The long-term growth outlook for DLR has improved substantially, however. The outlook has also been de-risked by a flow of new business on favorable terms. Looking across financial metrics, the current valuation strikes us as justified.


It was just over a year ago that the stock market was essentially giving DLR almost no credit for the long-term AI opportunity. Now that AI-related spending is manifesting itself in the financial results, we have seen some nice movement in the share price.


We are still, however, in very early stages of the AI data center buildout. DLR has a premier global data center asset base and development platform. There is ample room for growth in the years, if not decades, ahead as data centers come to play an increasingly important role in the future of computing, as Jensen Huang has described.


Investment lessons


Whether an investment works or fails, it is good practice to reflect on the experience and the decision-making process. We can identify a few important takeaways from the recent success of DLR.


(1)  Pay attention to other companies.


Last year, NVDA management was providing extremely clear signals regarding future AI-driven data center demand. It is possible that many REIT investors were too siloed and failed to pay sufficient attention to broader technology trends.
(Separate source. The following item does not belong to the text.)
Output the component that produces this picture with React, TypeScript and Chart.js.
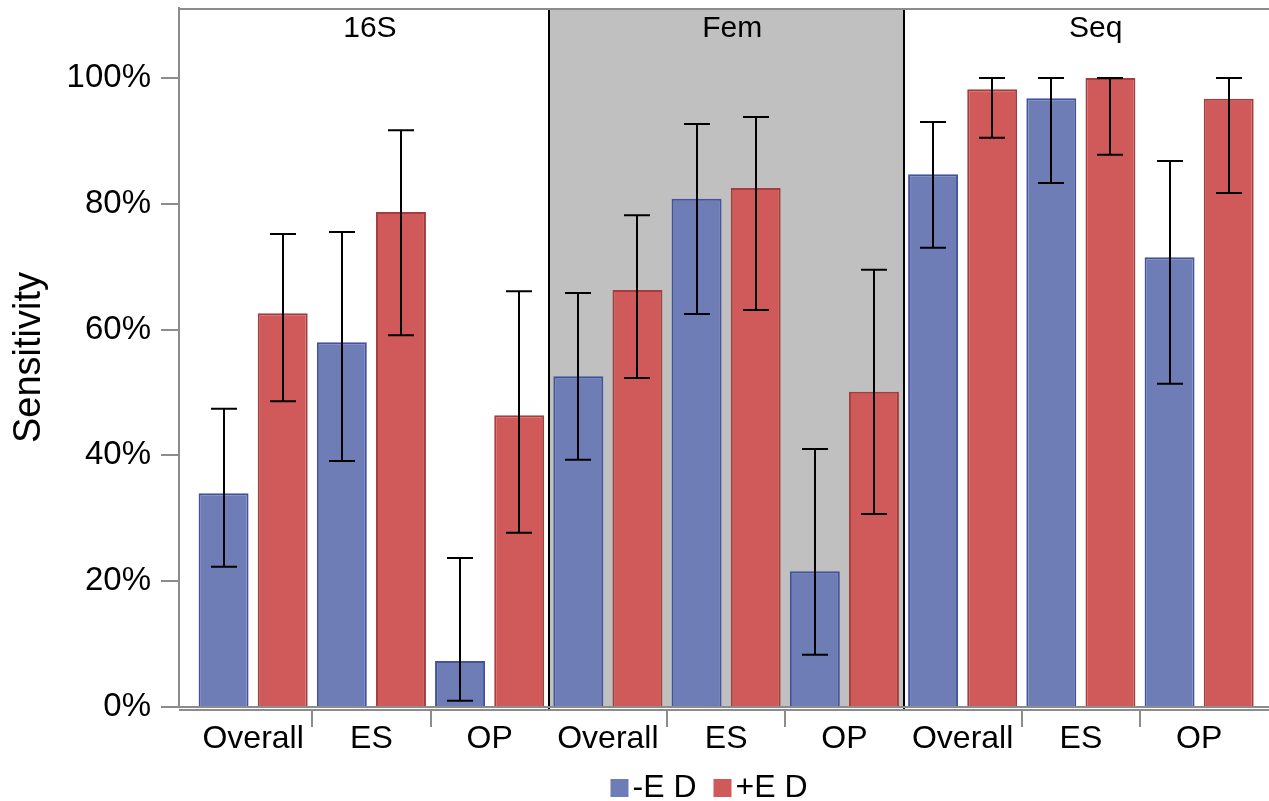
import React, { useEffect, useRef } from 'react';
import { Chart, registerables } from 'chart.js';

Chart.register(...registerables);

const panels = ['16S', 'Fem', 'Seq'];
const categories = ['Overall', 'ES', 'OP', 'Overall', 'ES', 'OP', 'Overall', 'ES', 'OP'];
const seriesLabels = ['-E D', '+E D'];
const minusED = [34.0, 58.0, 7.3, 52.6, 80.8, 21.6, 84.7, 96.8, 71.5];
const minusLow = [22.3, 39.1, 1.0, 39.3, 62.5, 8.3, 73.0, 83.3, 51.4];
const minusHigh = [47.4, 75.5, 23.7, 65.8, 92.7, 41.0, 93.0, 100, 86.8];
const plusED = [62.6, 78.7, 46.4, 66.3, 82.5, 50.1, 98.2, 100, 96.7];
const plusLow = [48.6, 59.1, 27.7, 52.3, 63.1, 30.7, 90.5, 87.8, 81.7];
const plusHigh = [75.2, 91.7, 66.1, 78.2, 93.8, 69.5, 100, 100, 100];
const yTicks = [0, 20, 40, 60, 80, 100];

const FONT = '"Liberation Sans", Arial, Helvetica, sans-serif';
const CANVAS_W = 1290;
const CANVAS_H = 801;
const FRAME = '#8c8c8c';

export default function App() {
  const ref = useRef<HTMLCanvasElement>(null);

  useEffect(() => {
    if (!ref.current) return;
    const lows = [minusLow, plusLow];
    const highs = [minusHigh, plusHigh];

    const decor = {
      id: 'decor',
      beforeDatasetsDraw(chart: any) {
        const { ctx, chartArea: a, scales } = chart;
        const x = scales.x;
        const x0 = x.getPixelForValue(2.5);
        const x1 = x.getPixelForValue(5.5);
        ctx.save();
        ctx.fillStyle = '#c0c0c0';
        ctx.fillRect(x0, a.top, x1 - x0, a.bottom - a.top);
        ctx.restore();
      },
      afterDatasetsDraw(chart: any) {
        const { ctx, chartArea: a, scales } = chart;
        const x = scales.x;
        const y = scales.y;
        ctx.save();
        // error bars
        ctx.strokeStyle = '#000';
        ctx.lineWidth = 2;
        for (let d = 0; d < 2; d++) {
          const meta = chart.getDatasetMeta(d);
          meta.data.forEach((bar: any, i: number) => {
            const cx = Math.round(bar.x);
            const yl = y.getPixelForValue(lows[d][i]);
            const yh = y.getPixelForValue(highs[d][i]);
            ctx.beginPath();
            ctx.moveTo(cx, yl);
            ctx.lineTo(cx, yh);
            ctx.moveTo(cx - 13, yl);
            ctx.lineTo(cx + 13, yl);
            ctx.moveTo(cx - 13, yh);
            ctx.lineTo(cx + 13, yh);
            ctx.stroke();
          });
        }
        // panel dividers
        ctx.strokeStyle = '#000';
        ctx.lineWidth = 2;
        [2.5, 5.5].forEach((v) => {
          const px = Math.round(x.getPixelForValue(v));
          ctx.beginPath();
          ctx.moveTo(px, a.top);
          ctx.lineTo(px, a.bottom + 3);
          ctx.stroke();
        });
        // frame
        ctx.strokeStyle = FRAME;
        ctx.lineWidth = 2;
        ctx.beginPath();
        ctx.moveTo(a.left, a.top + 1);
        ctx.lineTo(a.right, a.top + 1);
        ctx.moveTo(a.left, a.bottom);
        ctx.lineTo(a.right, a.bottom);
        ctx.moveTo(a.left, a.bottom + 3);
        ctx.lineTo(a.right, a.bottom + 3);
        ctx.stroke();
        // group tick marks
        [0.5, 1.5, 3.5, 4.5, 6.5, 7.5].forEach((v) => {
          const px = Math.round(x.getPixelForValue(v));
          ctx.beginPath();
          ctx.moveTo(px, a.bottom + 3);
          ctx.lineTo(px, a.bottom + 20);
          ctx.stroke();
        });
        // panel headers
        ctx.fillStyle = '#000';
        ctx.font = `30px ${FONT}`;
        ctx.textAlign = 'center';
        ctx.textBaseline = 'middle';
        const edges = [a.left, x.getPixelForValue(2.5), x.getPixelForValue(5.5), a.right];
        panels.forEach((p, k) => {
          ctx.fillText(p, (edges[k] + edges[k + 1]) / 2 + 6, a.top + 21);
        });
        // legend
        ctx.font = `32px ${FONT}`;
        ctx.textAlign = 'left';
        const items = chart.data.datasets.map((ds: any) => ({
          label: ds.label,
          fill: ds.backgroundColor,
          w: ctx.measureText(ds.label).width,
        }));
        const box = 18;
        const gapBoxText = 4;
        const gapItems = 17;
        let total = 0;
        items.forEach((it: any, i: number) => {
          total += box + gapBoxText + it.w + (i < items.length - 1 ? gapItems : 0);
        });
        let lx = 709 - total / 2;
        const ly = 788;
        items.forEach((it: any) => {
          ctx.fillStyle = it.fill;
          ctx.fillRect(lx, ly - box / 2, box, box);
          ctx.fillStyle = '#000';
          ctx.fillText(it.label, lx + box + gapBoxText, ly);
          lx += box + gapBoxText + it.w + gapItems;
        });
        ctx.restore();
      },
    };

    const chart = new Chart(ref.current, {
      type: 'bar',
      data: {
        datasets: [
          {
            label: seriesLabels[0],
            data: minusED.map((v, i) => ({ x: i, y: v })),
            backgroundColor: '#6e7db5',
            borderColor: '#42529c',
            borderWidth: 2,
            categoryPercentage: 1,
            barPercentage: 0.845,
          },
          {
            label: seriesLabels[1],
            data: plusED.map((v, i) => ({ x: i, y: v })),
            backgroundColor: '#d05a5a',
            borderColor: '#a43e3e',
            borderWidth: 2,
            categoryPercentage: 1,
            barPercentage: 0.845,
          },
        ],
      },
      plugins: [decor],
      options: {
        animation: false,
        responsive: false,
        devicePixelRatio: 1,
        layout: { padding: { left: 0, right: CANVAS_W - 1276, top: 8, bottom: 0 } },
        plugins: { legend: { display: false }, tooltip: { enabled: false } },
        scales: {
          x: {
            type: 'linear',
            offset: false,
            min: -0.627,
            max: 8.65,
            afterBuildTicks: (scale: any) => {
              scale.ticks = categories.map((_, i) => ({ value: i }));
            },
            afterFit: (scale: any) => {
              scale.height = 94;
              scale.paddingLeft = 0;
              scale.paddingRight = 0;
            },
            grid: { display: false, drawTicks: false },
            border: { display: false },
            ticks: {
              autoSkip: false,
              maxRotation: 0,
              padding: 13,
              color: '#000',
              font: { family: FONT, size: 32 },
              callback: (v: any) => categories[v as number] ?? '',
            },
          },
          y: {
            min: 0,
            max: 111.13,
            afterBuildTicks: (scale: any) => {
              scale.ticks = yTicks.map((v) => ({ value: v }));
            },
            afterFit: (scale: any) => {
              scale.width = 179;
              scale.paddingTop = 0;
              scale.paddingBottom = 0;
            },
            grid: {
              display: true,
              drawOnChartArea: false,
              drawTicks: true,
              tickLength: 18,
              color: FRAME,
              lineWidth: 2,
            },
            border: { display: true, color: FRAME, width: 2 },
            ticks: {
              padding: 10,
              color: '#000',
              font: { family: FONT, size: 33 },
              callback: (v: any) => `${v}%`,
            },
            title: {
              display: true,
              text: 'Sensitivity',
              color: '#000',
              font: { family: FONT, size: 38 },
              padding: { top: 7, bottom: 0 },
            },
          },
        },
      },
    } as any);

    return () => chart.destroy();
  }, []);

  return (
    <div style={{ position: 'fixed', left: 0, top: 0, width: 1269, height: 801, overflow: 'hidden', background: '#fff' }}>
      <canvas ref={ref} width={CANVAS_W} height={CANVAS_H} style={{ display: 'block', width: CANVAS_W, height: CANVAS_H }} />
    </div>
  );
}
(2) Don’t be intimidated by short-sellers and hedge funds.


Many investors were probably spooked by the bearish calls of prominent short-sellers like Jim Chanos, who articulated negative views on the data center sector. Notwithstanding their billions under management and Hamptons mansions, short-sellers and hedge funds frequently misinterpret industry trends. In our experience, they are at their best when they are identifying financial frauds; pay close attention when those are flagged.


(3) Get the big picture right.


Investors, especially professional investors, often get bogged down in details, but the most important thing is to be directionally correct on the key points. To justify an investment in DLR a year or so ago, one really only had to recognize that we were on the cusp of a meaningful uptick in data center demand. Sometimes investing can be easy.